Living in Indiana, cornfields are a magnificent part of our surroundings. A true token of winter's end are the tiny chartreuse spikes poking through the recently frozen tundra. When planted, the seeds inside the planting boxes all look the same. They fall randomly into the long, deep furrows, finding sunlight, rain and nutrition in the same amounts as the rest of the kernels. Weeks latter the stalks reach high, waving their golden tassels to the hot summer sun. But wait! Look closely. Amid the top of the even sections of corn, sticks a tassel just a wee bit higher than the rest. One inch, six inches, sometimes more, these over-achievers reach to grasp that extra ray of sun.

Why only one or two protruding stalks per field? Why did only one pear refuse to give up its final grasp on life? What makes some believe in rainbows during a torrential rain storm? Are the children we label 'problem', gifted with the same lust for life as the gangling corn stalks and the clinging pear? Do the 'normals' of the world stifle the song in the young composer's bosom or the masterpiece in the youthful artist's eye? I'm not knocking normal, if there was no normal chaos would reign over the earth. They are the solids of the world, the foundation, the security. Without normal who would notice the cornstalk towering above the the flat field or the delicacy of a newly woven spider's web on a dewy morning?
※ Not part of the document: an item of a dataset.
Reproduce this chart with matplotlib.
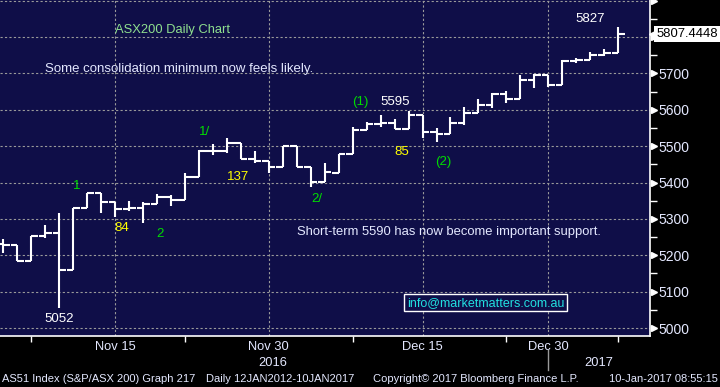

Maybe your soul is the one that hungers to explore a still-darkened corner of the universe, or unleash a song that has never been sung. Maybe, hidden just beneath the obedient layer of your mind, a restless kernel silently trembles, eager to explode into unfathomable genius. Let the 'normals' have the sweetly-deserved comfort of their world. But speaking for myself, a trip into the unknown is often worth the journey.